Begin Supplied information

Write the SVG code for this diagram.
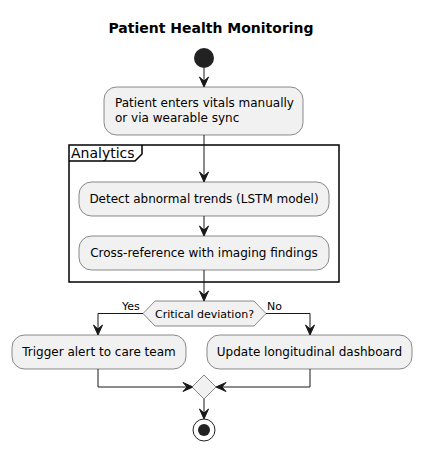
<svg xmlns="http://www.w3.org/2000/svg" width="422" height="451" viewBox="0 0 422 451">
<style>
.act{fill:#F1F1F1;stroke:#181818;stroke-width:0.5}
.t{font-family:"DejaVu Sans",sans-serif;font-size:12px;fill:#000}
.s{font-family:"DejaVu Sans",sans-serif;font-size:11px;fill:#000}
.ln{fill:none;stroke:#181818;stroke-width:1}
.ah{fill:#181818;stroke:#181818;stroke-width:1}
</style>
<rect width="422" height="451" fill="#FFFFFF"/>
<text x="211" y="33" text-anchor="middle" style="font-family:'DejaVu Sans',sans-serif;font-size:14px;font-weight:bold">Patient Health Monitoring</text>
<g id="frame-analytics">
<rect x="69" y="145" width="270" height="137" fill="none" stroke="#000" stroke-width="1.5"/>
<path d="M69,161 L135,161 L142,154 L142,145" fill="none" stroke="#000" stroke-width="1.5"/>
<text x="71" y="158" style="font-family:'DejaVu Sans',sans-serif;font-size:14px">Analytics</text>
</g>
<g id="connectors">
<line class="ln" x1="204" y1="68" x2="204" y2="86"/>
<polygon class="ah" points="199.5,77 204,87 208.5,77 204,81"/>
<line class="ln" x1="204" y1="135" x2="204" y2="181"/>
<polygon class="ah" points="199.5,172 204,182 208.5,172 204,176"/>
<line class="ln" x1="204" y1="216" x2="204" y2="235"/>
<polygon class="ah" points="199.5,226 204,236 208.5,226 204,230"/>
<line class="ln" x1="204" y1="270" x2="204" y2="300"/>
<polygon class="ah" points="199.5,291 204,301 208.5,291 204,295"/>
<polyline class="ln" points="143,313.5 98,313.5 98,334"/>
<polygon class="ah" points="93.5,325 98,335 102.5,325 98,329"/>
<polyline class="ln" points="266,313.5 310,313.5 310,334"/>
<polygon class="ah" points="305.5,325 310,335 314.5,325 310,329"/>
<text class="s" x="122" y="310">Yes</text>
<text class="s" x="267" y="310">No</text>
<polyline class="ln" points="98,369 98,387 192,387"/>
<polygon class="ah" points="183,382.5 193,387 183,391.5 187,387"/>
<polyline class="ln" points="310,369 310,387 217,387"/>
<polygon class="ah" points="226,382.5 216,387 226,391.5 222,387"/>
<line class="ln" x1="204" y1="399" x2="204" y2="418"/>
<polygon class="ah" points="199.5,409 204,419 208.5,409 204,413"/>
</g>
<g id="start"><circle cx="204" cy="58" r="10" fill="#222222"/></g>
<g id="patient-enters">
<rect class="act" x="104" y="87" width="199" height="48" rx="12.5" ry="12.5"/>
<text class="t" x="115" y="107">Patient enters vitals manually</text>
<text class="t" x="115" y="122">or via wearable sync</text>
</g>
<g id="detect">
<rect class="act" x="79" y="182" width="250" height="34" rx="12.5" ry="12.5"/>
<text class="t" x="204" y="203" text-anchor="middle">Detect abnormal trends (LSTM model)</text>
</g>
<g id="cross-ref">
<rect class="act" x="79" y="236" width="250" height="34" rx="12.5" ry="12.5"/>
<text class="t" x="204" y="257" text-anchor="middle">Cross-reference with imaging findings</text>
</g>
<g id="decision">
<polygon class="act" points="143,313.5 155,301 254,301 266,313.5 254,326 155,326"/>
<text class="s" x="204.5" y="317.5" text-anchor="middle">Critical deviation?</text>
</g>
<g id="trigger-alert">
<rect class="act" x="12" y="335" width="174" height="34" rx="12.5" ry="12.5"/>
<text class="t" x="99" y="356" text-anchor="middle">Trigger alert to care team</text>
</g>
<g id="update-dashboard">
<rect class="act" x="207" y="335" width="205" height="34" rx="12.5" ry="12.5"/>
<text class="t" x="309.5" y="356" text-anchor="middle">Update longitudinal dashboard</text>
</g>
<g id="merge">
<polygon class="act" points="204,375 216,387 204,399 192,387"/>
</g>
<g id="end">
<circle cx="204" cy="430" r="11" fill="none" stroke="#222222" stroke-width="1"/>
<circle cx="204" cy="430" r="6" fill="#222222"/>
</g>
</svg>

End Supplied information

(Exercise goal):
Reproduce all of the material above word for word. Omit the pictures.

(Task result):
Write the SVG code for this diagram.
<svg xmlns="http://www.w3.org/2000/svg" width="422" height="451" viewBox="0 0 422 451">
<style>
.act{fill:#F1F1F1;stroke:#181818;stroke-width:0.5}
.t{font-family:"DejaVu Sans",sans-serif;font-size:12px;fill:#000}
.s{font-family:"DejaVu Sans",sans-serif;font-size:11px;fill:#000}
.ln{fill:none;stroke:#181818;stroke-width:1}
.ah{fill:#181818;stroke:#181818;stroke-width:1}
</style>
<rect width="422" height="451" fill="#FFFFFF"/>
<text x="211" y="33" text-anchor="middle" style="font-family:'DejaVu Sans',sans-serif;font-size:14px;font-weight:bold">Patient Health Monitoring</text>
<g id="frame-analytics">
<rect x="69" y="145" width="270" height="137" fill="none" stroke="#000" stroke-width="1.5"/>
<path d="M69,161 L135,161 L142,154 L142,145" fill="none" stroke="#000" stroke-width="1.5"/>
<text x="71" y="158" style="font-family:'DejaVu Sans',sans-serif;font-size:14px">Analytics</text>
</g>
<g id="connectors">
<line class="ln" x1="204" y1="68" x2="204" y2="86"/>
<polygon class="ah" points="199.5,77 204,87 208.5,77 204,81"/>
<line class="ln" x1="204" y1="135" x2="204" y2="181"/>
<polygon class="ah" points="199.5,172 204,182 208.5,172 204,176"/>
<line class="ln" x1="204" y1="216" x2="204" y2="235"/>
<polygon class="ah" points="199.5,226 204,236 208.5,226 204,230"/>
<line class="ln" x1="204" y1="270" x2="204" y2="300"/>
<polygon class="ah" points="199.5,291 204,301 208.5,291 204,295"/>
<polyline class="ln" points="143,313.5 98,313.5 98,334"/>
<polygon class="ah" points="93.5,325 98,335 102.5,325 98,329"/>
<polyline class="ln" points="266,313.5 310,313.5 310,334"/>
<polygon class="ah" points="305.5,325 310,335 314.5,325 310,329"/>
<text class="s" x="122" y="310">Yes</text>
<text class="s" x="267" y="310">No</text>
<polyline class="ln" points="98,369 98,387 192,387"/>
<polygon class="ah" points="183,382.5 193,387 183,391.5 187,387"/>
<polyline class="ln" points="310,369 310,387 217,387"/>
<polygon class="ah" points="226,382.5 216,387 226,391.5 222,387"/>
<line class="ln" x1="204" y1="399" x2="204" y2="418"/>
<polygon class="ah" points="199.5,409 204,419 208.5,409 204,413"/>
</g>
<g id="start"><circle cx="204" cy="58" r="10" fill="#222222"/></g>
<g id="patient-enters">
<rect class="act" x="104" y="87" width="199" height="48" rx="12.5" ry="12.5"/>
<text class="t" x="115" y="107">Patient enters vitals manually</text>
<text class="t" x="115" y="122">or via wearable sync</text>
</g>
<g id="detect">
<rect class="act" x="79" y="182" width="250" height="34" rx="12.5" ry="12.5"/>
<text class="t" x="204" y="203" text-anchor="middle">Detect abnormal trends (LSTM model)</text>
</g>
<g id="cross-ref">
<rect class="act" x="79" y="236" width="250" height="34" rx="12.5" ry="12.5"/>
<text class="t" x="204" y="257" text-anchor="middle">Cross-reference with imaging findings</text>
</g>
<g id="decision">
<polygon class="act" points="143,313.5 155,301 254,301 266,313.5 254,326 155,326"/>
<text class="s" x="204.5" y="317.5" text-anchor="middle">Critical deviation?</text>
</g>
<g id="trigger-alert">
<rect class="act" x="12" y="335" width="174" height="34" rx="12.5" ry="12.5"/>
<text class="t" x="99" y="356" text-anchor="middle">Trigger alert to care team</text>
</g>
<g id="update-dashboard">
<rect class="act" x="207" y="335" width="205" height="34" rx="12.5" ry="12.5"/>
<text class="t" x="309.5" y="356" text-anchor="middle">Update longitudinal dashboard</text>
</g>
<g id="merge">
<polygon class="act" points="204,375 216,387 204,399 192,387"/>
</g>
<g id="end">
<circle cx="204" cy="430" r="11" fill="none" stroke="#222222" stroke-width="1"/>
<circle cx="204" cy="430" r="6" fill="#222222"/>
</g>
</svg>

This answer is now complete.